I remember being completely incredulous that such common and utterly simple ingredients could yield much of anything. Pumpkin seeds, after all, are so dry and lifeless, something you chew on when you have nothing better to do, right? And how much lift could one expect out of a couple of tomatoes?
But that is the genius of this marriage, because the individual ingredients once pounded and carefully massaged together transform one another. The finished product is not much to look at--it has all the glamor of the proverbial lump of clay. But in the mouth, it is sublime. It is unctuous and meaty, the habanero imparting a bit of fruitiness along with its heat. To taste it is to know that there are food cultures out there still wrapped in mystery, a vein of food knowledge we moderns can barely fathom.
Of course, this "dip," as I call it, is best made in a molcajete. I'm confident that a traditional mortar and pestle would work as well. You could also try a food processor, although honestly I never have.
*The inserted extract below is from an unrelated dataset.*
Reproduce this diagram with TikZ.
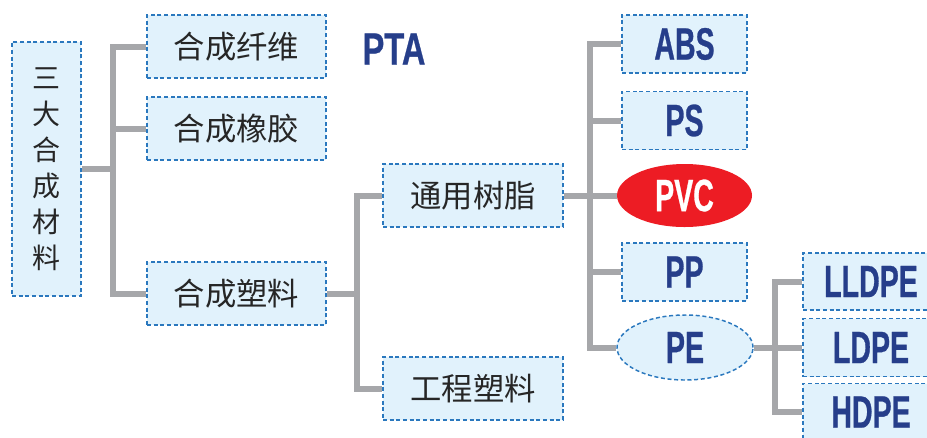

Part of the joy of this dish is the hand work, the time spent bending over the molcajete pulverizing the toasted pumpking seeds, then incorporating all the bits of the cooked tomatoes and chili. It is a meditative act, a labor of love.
The habanero is one of the hottest of all chili peppers. The recipe calls for a single pepper, but if you are sensitive to the heat, you might cut the pepper in half. Wear rubber gloves while working with the peppers and take care to remove all the seeds and interior veins, where much of the heat is concenrated.
Be sure to use the hulled variety of pumpkin seeds. We buy them in the bulk section at Whole Foods.
We like to serve this with jicama, cut into large matchsticks for dipping, to lend a contrasting coolness and snap. And of a course a cold beer.
1 ¼ cup raw, unsalted, hulled pumpkin seeds
1 chile habanero
3 ripe plum tomatoes, (about 12 ounces)
1 ½ teaspoons coarse salt, or to taste
2 tablespoons roughly chopped cilantro, plus 1 tablespoon for garnish
2 tablespoons chopped fresh chives
1 large jicama, peeled and cut into thick, 4-inch matchsticks for dipping.
In an ungreased sauté pan over moderately high heat, toast the pumpkin seeds, tossing frequently, until they are lightly browned. Spread pumpkin seeds on a baking sheet to cool.
Meanwhile, bring 1 quart water to a boil. Place tomatoes in water, reduce heat and simmer until tomatoes are very soft, about 13 minutes. Drain and set tomatoes aside to cool. Remove skins.
In a small skillet or pan over moderately high heat, toast habanero chile, turning frequently, until it is soft and lightly charred, about 5 minutes. Set aside to cool. Cut chile open and remove seeds and veins (unless you like things really hot).
Place all but one tablespoon toasted pumpkin seeds with salt in molcajete and grind to a rough powder. Add toasted habanero and grind until pepper is completely incorporated. Add tomatoes and grind until they are completely incorporated with the seed mixture. Use a spoon or rubber spatula to blend in 2 tablespoons cilantro and the chives.
Garnish with remaining cilantro and toasted pumpkin seeds. Arrange jicama matchsticks so they are standing upright in a bowl or drinking glass to serve.